The Visitor – Review

No sophomore slump for Tom McCarthy and his Visitor.

Visitor poster
Image courtesy of IMPawards.com

Writer/Director: Thomas McCarthy
Notable Cast: Richard Jenkins, Haaz Sleiman, Dana Gurira, Hiam Abbass

The Visitor is a thoughtful story about friendship that is prompted by a simple act of kindness. Walter Vale (Richard Jenkins) is a widowed economics professor at a Connecticut college. His wife was a talented pianist, and ever since her passing he’s been trying to capture the harmony he had with her through piano lessons. Having gone through four teachers already, Walter has not mastered the black-and-white keys. He remains aimless, no clear direction of where his life is headed. When he is sent to New York for a conference, Walter stops into an apartment he keeps. It is there he finds a young couple taking residence. Tarek (Haaz Sleiman) and Zainab (Danai Jekesa Gurira) have been living there the past two months. Walter wishes them to leave at first but reneges and allows them to stay. Their time together is one of curiosity. Despite the cultural differences, Walter becomes genuinely interested when he sees Tarek playing an African drum. Tarek recognizes the interest and begins to teach the introverted professor how rhythm can free his inhibitions.

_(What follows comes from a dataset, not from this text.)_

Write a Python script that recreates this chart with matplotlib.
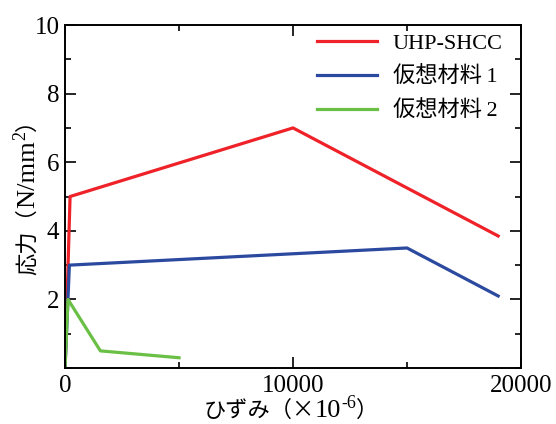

Sadly, the building relationship incurs a problem when Tarek is arrested and revealed to be an illegal. He is sent to a detention center while Walter and Tarek’s mother Mouna (Hiam Abbass) try to get him released.

Several years ago, Tom McCarthy wrote and directed The Station Agent, a wondrous film about three strangers, of different walks of life, who become friends. Here again, McCarthy tells a story of how a newly formed relationship is tested. It’s easy to get wrapped up in the idea that both Tarek and Zainab are in America illegally. But the Syrian drummer and his Senegalese girlfriend aren’t looking for handouts. McCarthy wants us to warm up to the characters before showing how real life and the unexpected can strain the bonds of friendship.

With the film’s climax – Tarek’s arrest and detention sentence – The Visitor explores the complexities of immigration and New York’s strict citizenship requirements. This isn’t a polemic; McCarthy doesn’t overstress the practice. He weaves the issues through the story. And with each character having contradictory personality attributes, the humanity is different and more complex.

Walter is nothing like Tarek but they understand each other. Zaniab is skittish, and all around forlorn, especially towards Walter, but begins to string more than a few words together in his presence. Tarek’s mother, Mouna, is probably the strongest character in the entire film. A widow like Walter, she remains resolute never letting her fear about her son’s fate get the best of her.

I need to recognize Richard Jenkins. A character actor and supporting star for the majority of his career, The Visitor is his first leading role. And what a performance it is. McCarthy paints Walter Vale as a dull person, and Jenkins is able to encapsulate such a man. But as Walter emerges with a sense of purpose Jenkins also transforms. His unmitigated kindness is sincere, unmotivated.

Tom McCarthy has produced another gem. Sure to be lost in the season of summer blockbusters, The Visitor is a film that needs to be discovered. Rich characters, rewarding relationships and the complexities of real life. It pulls at the heartstrings, but it’s a gentle tug.